April 2017 Box Office Forecast
By Michael Lynderey
April 6, 2017
2. Smurfs: The Lost Village (April 7th) The blue-hued humanoid forest critters of the 1950s Belgian comic book series return in roughly their fourth film, following the 1983 cartoon and the pair of live-action adaptations of recent years, the latter two part of the nostalgia wave that brought back the 1980s on its way to its current destination, the early 1990s (see the Angel Grove references scattered throughout the forecast). I didn't see the cartoon, and harbored no particular ill feelings towards the last two Smurfs films, though I will confess that I did not spend the last four years thinking up story ideas for another sequel, nor writing the studio fan letters in pleading request for it to be made (although I did consider it). This outing eschews the live-action cast of the 2011/2013 films (Neil Patrick Harris and Jayma Mays must have been devastated), placing the story in tourist-friendly Smurf-land and avoiding the token visit to human-infested metropolis like New York City (all magic portals from fantasy universes lead directly to New York - and Angel Grove, California, of course).
The cast consists of all-star voices superimposed into smurf faces, too many even for me to recount here, though Demi Lovato replaces Katy Perry as Smurfette, and Mandy Patinkin takes over for the late Jonathan Winters' olden tones as Papa Smurf (Anton Yelchin voiced Clumsy Smurf).
I was a little surprised that The Smurfs 2 took in only $71 million, almost exactly 50% back from the 2011 Smurfs. Therefore, we can perhaps surmise that this new outing is headed for a little drop in grossings, too, though it won't decrease all too much, I think: though The Boss Baby is still on the loose and those Born in China pandas remain adorable, the April slate is bereft enough of content, especially much aimed at very young audiences. If you dig smurfs, dig away.
Opening weekend: $23 million / Total gross: $68 million
3. Going in Style (April 7th) Director Zach Braff moves from pseudo-auto-biographical material like Garden State and Wish I Was Here to directing a mainstream comedic entertainment, a remake of the 1979 heist film of the same name, about three enterprising gentlemen who choose to relieve the doldrums of their senior days by committing a bank robbery in lieu of their canceled pensions (it's Calendar Girls meets Ocean's Eleven, see). The original's leads were legendary comedians George Burns and Art Carney, along with master teacher of thespians Lee Strasberg, all three of whom enjoyed a career renaissance in the 1970s (by the end of the decade, Burns and Carney had won an Oscar a piece, while Strasberg was nominated, though not, as it were, for Going in Style).

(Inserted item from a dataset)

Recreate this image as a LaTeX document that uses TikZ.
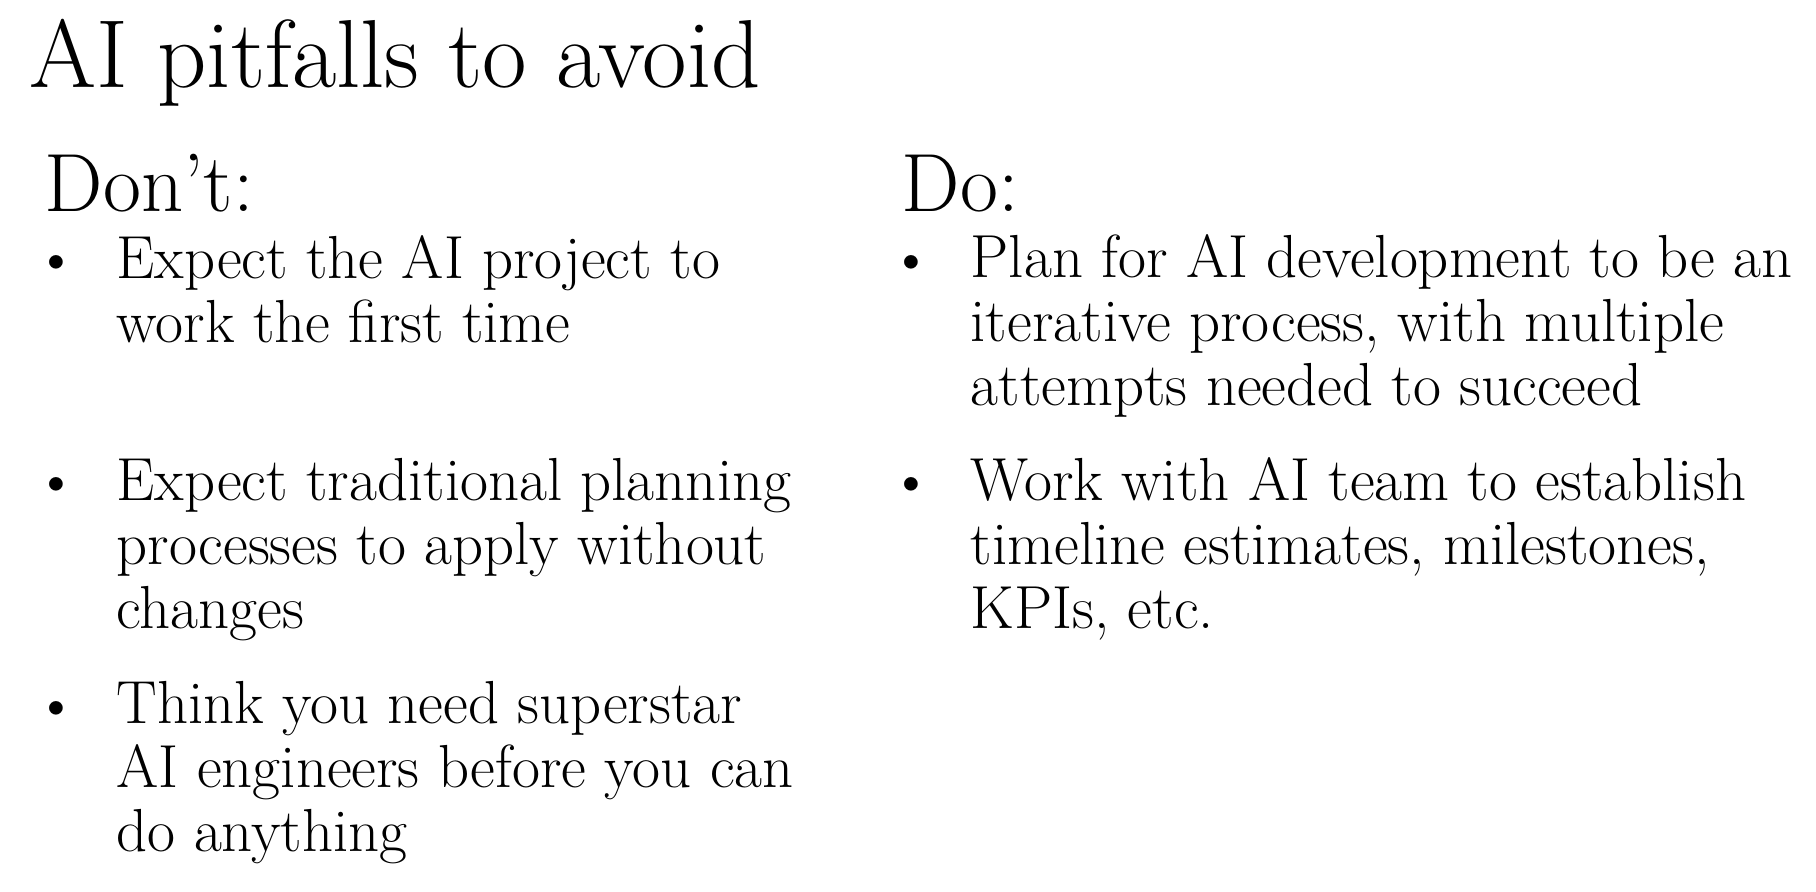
\documentclass[tikz,border=0pt]{standalone}
\usetikzlibrary{positioning}

\begin{document}
\begin{tikzpicture}[inner sep=0pt,
    title/.style={anchor=base west,font=\fontsize{27.5}{33}\selectfont},
    head/.style={anchor=base west,font=\fontsize{23.5}{28}\selectfont},
    item/.style={anchor=base west,align=left,font=\fontsize{17.3}{18.2}\selectfont},
    dot/.style={anchor=base west,font=\fontsize{17.3}{18.2}\selectfont}]
      \useasboundingbox (0,0) rectangle (18.16,8.91);
      \node (T) [title] at (0.29,8.04) {AI pitfalls to avoid};
      % left column (base = last line)
      \node (Dont) [head] at (0.44,6.80) {Don't:};
      \node (D1) [item] at (1.16,5.49) {Expect the AI project to\\work the first time};
      \node (D2) [item] at (1.16,2.63) {Expect traditional planning\\processes to apply without\\changes};
      \node (D3) [item] at (1.16,0.40) {Think you need superstar\\AI engineers before you can\\do anything};
      % right column
      \node (Do) [head] at (9.01,6.80) {Do:};
      \node (P1) [item] at (9.70,4.86) {Plan for AI development to be an\\iterative process, with multiple\\attempts needed to succeed};
      \node (P2) [item] at (9.70,2.63) {Work with AI team to establish\\timeline estimates, milestones,\\KPIs, etc.};
      % bullets on the first lines
      \foreach \y/\n in {6.13/b1,3.91/b2,1.67/b3} \node (\n) [dot] at (0.34,\y) {\textbullet};
      \foreach \y/\n in {6.13/c1,3.91/c2} \node (\n) [dot] at (8.89,\y) {\textbullet};
    \end{tikzpicture}
\end{document}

Here the lead three are played by the much more prolific actors Michael Caine, Morgan Freeman, and Alan Arkin, veterans of any dozen of films about senior citizens who embark on special missions, road trips, or "one last" adventures to redeem their life-long dream. In the original film, they didn't care much if they got caught, since they figured that prison could only be an improvement (three meals a day...), and in a stroke of good fortune, it's likely that the quality of your average incarceratory facility has only improved since (anyone with experience to the contrary is free to correct me, though only in writing). For these men, it's a win-win, and the film too has a decent shot at drawing in an underserved demographic to outrank all the month's other non-sequels.